Said differently, Congress has determined that an alien who is convicted of a crime that is sufficiently serious to warrant a significant sentence should be subject to removal. Later alterations to that sentence that do not correct legal defects, do not change the underlying gravity of the alien's action. They accordingly do not affect Congress's judgment as to whether that alien should be removed. Such an alteration therefore should have no effect for purposes of the immigration laws. Applying the Pickering test to all sentence alterations thus ensures that aliens who have committed significant crimes, as identified by Congress, do not later avoid the immigration consequences of those actions.

In addition, he concluded that application of Pickering "to all forms of state-court sentenced alterations resolves inconsistencies among the states' 'crazy quilt of ... widely disparate state rehabilitative and diversionary arrangements,'" and ensures that "similarly situated aliens in different states will face similar consequences."

With respect to this latter point, the AG held:

Whether one state affords more or less generous mechanisms for altering a sentence for rehabilitative purposes will be irrelevant. Only those alterations based on legal defects will receive effect. The country's immigration system will thereby achieve more uniform results.

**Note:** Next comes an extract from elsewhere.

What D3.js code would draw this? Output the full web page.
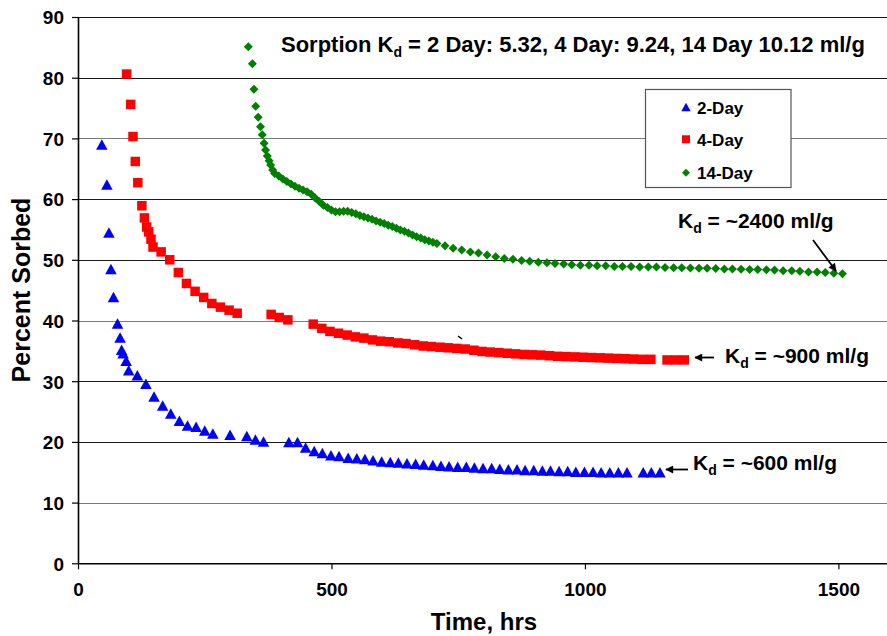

In providing these bright-line rules for IJs and the BIA, the AG will make it easier for those adjudicators to determine whether individual criminal aliens are removable, and will limit the number of continuances that are required for the parties in removal proceedings to submit additional evidence and brief issues related to often arcane state-court procedures. Most importantly, however, it will help to ensure uniformity, divest state court judges of their ability to interfere in core federal questions, and return the authority to determine whether an alien should be removed, or not, to Congress and, by delegation, the AG, IJs, and the BIA.

There is only one immigration law, and that is the law as Congress has written it. It is past time to return to this basic principle.